Those Magic Words: “Vigilante Season has been sent to the printer.”
My publisher, Linda Leith, called last week to tell me that Vigilante Season, the second book in the Luc Vanier series, was finally on its way to the printer, marking the end of a long summer of hair-pulling revisions and re-writes. Writing Vigilante Season was great fun, but revising and editing it was less so. It’s a humbling experience to work with good editors and fact-checkers. Nobody’s perfect, and we all benefit from having someone pointing out the imperfections. Everyone did a great job, but I think the fact checker had the most fun, stopping people driving the wrong way up one-way streets and making sure the dead stayed dead, and didn’t reappear like zombies ten pages later.
So I am happy to see Vigilante Season go to print. It’s hard to let go, but it’s satisfying to get it finished at last.
In the novel, Inspector Luc Vanier is in Hochelaga investigating the brutal murder of a local drug dealer.

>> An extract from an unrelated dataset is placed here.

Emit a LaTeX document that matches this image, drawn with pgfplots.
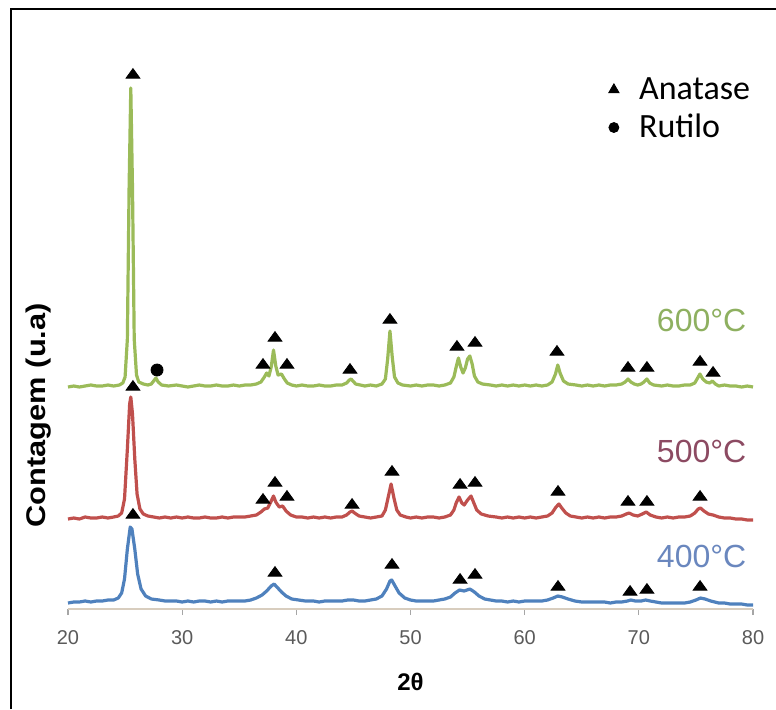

Hochelaga is a blue collar neighbourhood in Montreal’s east end that has been all but abandoned by the political class, and a paramilitary group, the Société des Patriotes de Montréal, has stepped into the vacuum and begun flexing its muscle. The local police commander is proud of the declining crime statistics, but Vanier suspects the neighbourhood cleanup may involve murdering the unwanted. When Vanier is suspended for beating a young suspect, he’s on his own, fighting to prove his innocence and discover who really controls the streets, while struggling to help his son, Alex, back from Afghanistan and crippled by PTSD.
Vigilante Season will be published in October 2013, and Quill and Quire has listed Vigilante Season in their fall preview of the “most anticipated Canadian Fiction.”.